In news that should surprise no one, Uber and Lyft are seeking to build on their recent offensive in California — which saw Proposition 22 override a series of legislative and judicial obstacles to enshrine a new labor model, pushed by large companies associated with the so-called “gig economy.” For tech companies themselves, Prop 22 was a massive coup: opening the door to an exploitative tier of work that is neither employment nor independent contracting. In effect, firms like Uber and Lyft are now freed from even basic employer responsibilities like having to pay the minimum wage, offer overtime, or provide compensation in the event of injury. Workers, meanwhile, are now expected to shoulder even more of the risk.
As has become the dystopian trademark of all Silicon Valley “innovation” schemes, the plan’s public-facing rhetoric sold it as progressive and even pro-worker — so much so that many Californians thought they were helping to pass a measure in support of rideshare employees and quickly regretted their “Yes” votes. In execution, it’s become all too clear how brazenly deceptive tech companies were in pushing their model. One study, for example, estimates that, thanks to various loopholes and carve-outs, some gig drivers will be paid as little as $5.64 an hour on net — roughly equivalent to the minimum wage during the Harry Truman presidency and far short of the guaranteed 120 percent of the minimum wage promised by Prop 22’s proponents.
As Jacobin’s Alex Press wrote this summer, gig companies have unsurprisingly delivered on their promise (or rather, threat) to pursue the Prop 22 model nationwide, with Massachusetts being the latest front in their war on workers. With a bill before the state legislature and an initiative which could make it onto the ballot next November, a similar alliance of corporate giants is looking to replicate their success on the West Coast — and is even making the same absurd promises that their model will yield big benefits for workers. In this case, the imagined figure is a guaranteed pay of $18 an hour should the proposition take effect ($18 being roughly 120 percent of the state’s current minimum wage).
A new report from the Labor Center at the University of California, Berkeley, however, finds that (surprise, surprise) the majority of Massachusetts drivers are liable to earn as little as $4.82 an hour, while a smaller number who qualify for a health care stipend under the law could earn the princely wage of up to $6.74 hour. The disjuncture between these numbers and what tech companies claim comes down to several quite obvious loopholes in the proposition identified by authors Ken Jacobs and Michael Reich in their analysis.

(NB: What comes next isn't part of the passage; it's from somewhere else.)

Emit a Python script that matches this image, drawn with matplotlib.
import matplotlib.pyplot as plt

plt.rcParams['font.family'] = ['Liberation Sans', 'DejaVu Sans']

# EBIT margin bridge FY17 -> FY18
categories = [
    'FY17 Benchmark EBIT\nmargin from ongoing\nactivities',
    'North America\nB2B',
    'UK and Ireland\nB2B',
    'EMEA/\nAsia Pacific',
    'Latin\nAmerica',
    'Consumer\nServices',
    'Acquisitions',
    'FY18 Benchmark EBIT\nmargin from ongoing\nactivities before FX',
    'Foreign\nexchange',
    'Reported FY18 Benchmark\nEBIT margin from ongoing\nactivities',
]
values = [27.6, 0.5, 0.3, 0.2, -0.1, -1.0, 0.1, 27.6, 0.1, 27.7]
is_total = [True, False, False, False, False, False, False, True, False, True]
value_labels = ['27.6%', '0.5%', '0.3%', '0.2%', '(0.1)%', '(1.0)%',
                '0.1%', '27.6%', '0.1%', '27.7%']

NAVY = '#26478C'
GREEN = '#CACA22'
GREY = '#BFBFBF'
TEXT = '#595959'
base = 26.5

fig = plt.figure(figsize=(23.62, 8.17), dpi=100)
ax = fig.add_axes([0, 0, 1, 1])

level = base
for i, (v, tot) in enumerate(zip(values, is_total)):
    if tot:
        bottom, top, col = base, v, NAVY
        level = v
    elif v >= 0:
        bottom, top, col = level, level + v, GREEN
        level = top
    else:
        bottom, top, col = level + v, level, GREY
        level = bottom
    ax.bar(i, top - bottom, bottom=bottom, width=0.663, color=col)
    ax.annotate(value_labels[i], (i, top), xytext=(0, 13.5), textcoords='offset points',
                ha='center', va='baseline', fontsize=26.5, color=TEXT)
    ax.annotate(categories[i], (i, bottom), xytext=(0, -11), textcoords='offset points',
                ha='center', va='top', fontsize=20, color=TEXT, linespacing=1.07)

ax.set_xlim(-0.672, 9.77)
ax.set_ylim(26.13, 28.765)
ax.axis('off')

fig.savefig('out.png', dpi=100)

First, the companies’ $18 an hour wage guarantee applies only to time logged while drivers are “engaged” with passengers, which is just another way of saying they’ll only be considered “working” when directly en route to a job or in the act of ferrying customers. An estimated 33 percent of the total time a typical driver spends at work is spent waiting for ride requests or returning from a previous trip, and under the proposal, such time will not be compensated at all. Thanks to their rather creative definition of “engaged,” companies will also be offloading some insurance costs onto workers themselves. A similar logic would unsurprisingly apply to both payroll taxes and employee benefits. As Reich and Jacobs explain:
Since the drivers would be classified as independent contractors under the proposition, they would not receive unemployment insurance, workers’ compensation, and other mandatory benefits provided to employees under Massachusetts and federal laws. Instead, they would be required to pay both the employer and employee shares of payroll taxes and they would receive Occupational Accident Insurance from the companies, which is inferior to workers’ compensation benefits for comparable workers.

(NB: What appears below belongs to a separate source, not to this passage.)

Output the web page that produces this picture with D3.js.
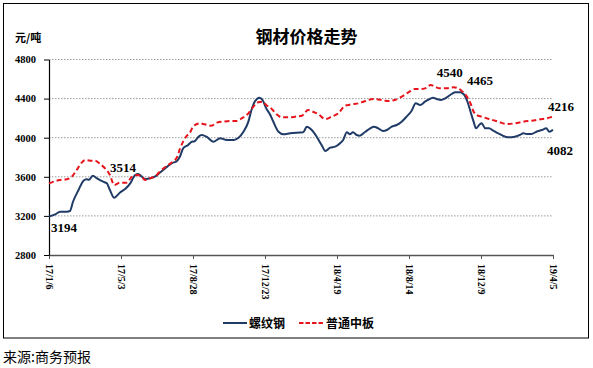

Thanks to a needlessly complicated and deliberately high eligibility threshold (drivers would need to log a certain number of “engaged” hours to qualify at all), a majority won’t receive health care benefits either — yet another sign that tech companies’ would-be “flexible” labor model is really about extracting the maximum amount of labor while owing as little to their employees as possible.
In California, Silicon Valley successfully mounted an expensive agitprop campaign to make sure Prop 22 got passed. In Massachusetts and elsewhere throughout the country, labor advocates can and should expect the same ruthlessness (though, with any luck, the model’s destructive effects in California will strengthen their own case). Should the latest ballot initiative succeed next year, many drivers who are already performing precarious and underpaid work can be expected to earn even less — whatever big tech’s well-oiled PR machine claims to the contrary.